Brad Hardy, 31, was convicted in Rankin County last week in the deaths of Mikeal Hardy, 60, and Roger Gipson, 48. He was convicted of aggravated assault for injuring another man in the crash.
Prosecutors convinced a jury that Hardy crashed into other boats while trying to use his to splash people celebrating Memorial Day weekend at a sandbar on the Pearl River, which feeds the sprawling Ross Barnett Reservoir, a popular spot for water skiing and fishing in central Mississippi.
Hardy's defense claimed a catastrophic steering failure caused the crash.
Assistant District Attorney Marty Miller said after the hearing that Hardy had a blood alcohol level of .09 percent — above the legal limit of .08 percent — almost an hour and half after the accident. Hardy had three DUIs in the 1990s, said District Attorney Michael Guest.

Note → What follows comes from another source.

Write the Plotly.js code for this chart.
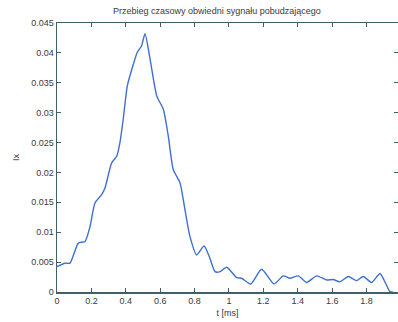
<!DOCTYPE html>
<html>
<head>
<meta charset="utf-8">
<script src="https://cdn.plot.ly/plotly-3.0.1.min.js"></script>
<style>html,body{margin:0;padding:0;background:#fff;}#chart{width:398px;height:322px;}</style>
</head>
<body>
<div id="chart"></div>
<script>
var timeMs = [0, 0.0465, 0.0756, 0.124, 0.163, 0.192, 0.221, 0.260, 0.279, 0.318, 0.347, 0.366, 0.385, 0.409, 0.444, 0.467, 0.492, 0.512, 0.541, 0.580, 0.618, 0.647, 0.676, 0.715, 0.744, 0.773, 0.812, 0.855, 0.886, 0.919, 0.948, 0.987, 1.045, 1.074, 1.126, 1.190, 1.262, 1.316, 1.355, 1.403, 1.452, 1.510, 1.568, 1.606, 1.645, 1.694, 1.742, 1.781, 1.830, 1.878, 1.907, 1.936, 1.953];
var envelope = [0.00425, 0.00482, 0.00482, 0.00818, 0.00845, 0.01096, 0.0149, 0.0163, 0.0174, 0.0216, 0.0227, 0.0250, 0.0289, 0.0345, 0.0381, 0.0401, 0.0412, 0.0432, 0.0390, 0.0328, 0.0306, 0.0261, 0.0205, 0.0183, 0.0138, 0.0093, 0.0062, 0.0077, 0.0059, 0.0034, 0.0034, 0.00415, 0.0024, 0.0023, 0.00134, 0.0038, 0.00134, 0.0027, 0.0023, 0.0027, 0.0016, 0.0027, 0.0020, 0.0021, 0.0017, 0.0026, 0.0019, 0.0026, 0.0016, 0.0031, 0.0017, 0.00005, 0];
var xTickVals = [0, 0.2, 0.4, 0.6, 0.8, 1, 1.2, 1.4, 1.6, 1.8];
var xTickText = ['0', '0.2', '0.4', '0.6', '0.8', '1', '1.2', '1.4', '1.6', '1.8'];
var yTickVals = [0, 0.005, 0.01, 0.015, 0.02, 0.025, 0.03, 0.035, 0.04, 0.045];
var yTickText = ['0', '0.005', '0.01', '0.015', '0.02', '0.025', '0.03', '0.035', '0.04', '0.045'];

var axisColor = '#3f5f6a';
var textColor = '#3a3a3a';

var trace = {
  x: timeMs, y: envelope, type: 'scatter', mode: 'lines',
  line: {color: '#3f6fd0', width: 1.4, shape: 'spline', smoothing: 0.6},
  hoverinfo: 'skip'
};

var layout = {
  width: 398, height: 322,
  margin: {l: 57, r: 0, t: 23, b: 30},
  paper_bgcolor: '#fff', plot_bgcolor: '#fff',
  showlegend: false,
  font: {family: 'Liberation Sans, Arial, sans-serif', size: 9, color: textColor},
  title: {text: 'Przebieg czasowy obwiedni sygnału pobudzającego', x: 0.545, xanchor: 'center', y: 0.975, yanchor: 'top', font: {size: 9, color: textColor}},
  xaxis: {
    range: [0, 1.983], tickvals: xTickVals, ticktext: xTickText,
    ticks: 'inside', ticklen: 4, tickcolor: axisColor, tickwidth: 1,
    showline: true, linecolor: axisColor, linewidth: 1.5, mirror: 'ticks',
    showgrid: false, zeroline: false,
    title: {text: 't [ms]', standoff: 4, font: {size: 9, color: textColor}},
    tickfont: {size: 9, color: textColor}
  },
  yaxis: {
    range: [0, 0.045], tickvals: yTickVals, ticktext: yTickText,
    ticks: 'inside', ticklen: 4, tickcolor: axisColor, tickwidth: 1,
    showline: true, linecolor: axisColor, linewidth: 1.5, mirror: 'ticks',
    showgrid: false, zeroline: false,
    title: {text: 'Ix', standoff: 10, font: {size: 9, color: textColor}},
    tickfont: {size: 9, color: textColor}
  }
};

Plotly.newPlot('chart', [trace], layout, {staticPlot: true, displayModeBar: false});
</script>
</body>
</html>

Hardy wept before sentencing, telling the judge that he wasn't trying to splash anyone.
"Only me and God really know what happened," Hardy said, standing before the judge in a yellow jail jumpsuit and shackles.
Rankin County Circuit Court Judge William Chapman wasn't moved.
"This defendant is emotional, but it is not any remorse for what he has done. He's emotional because he's getting ready to go to the penitentiary," Chapman said.
Chapman said he believed the testimony at trial that Hardy was trying to splash people with the boat.
"You chose to drink and operate that boat the way you did. There was nothing wrong with the boat, there was something wrong with the operator," Chapman said.
Lt. Randy Newell of the Mississippi Department of Wildlife, Fisheries, and Parks said after the hearing that Hardy was speeding toward the sandbar and tried to spray his father, who had done something similar earlier in the day.
Chapman sentenced Hardy to 18 years in Gipson's death and eight years for injuring William Hulett. Those sentences will run consecutively, for a total of 26 years.
The judge said Hardy would make the ultimate decision on whether he spends time behind bars for the death of his father.
He gave Hardy an 18-year suspended sentence for the death of his father, but said he would have to serve that time if he violates the conditions of his release when he gets out of prison.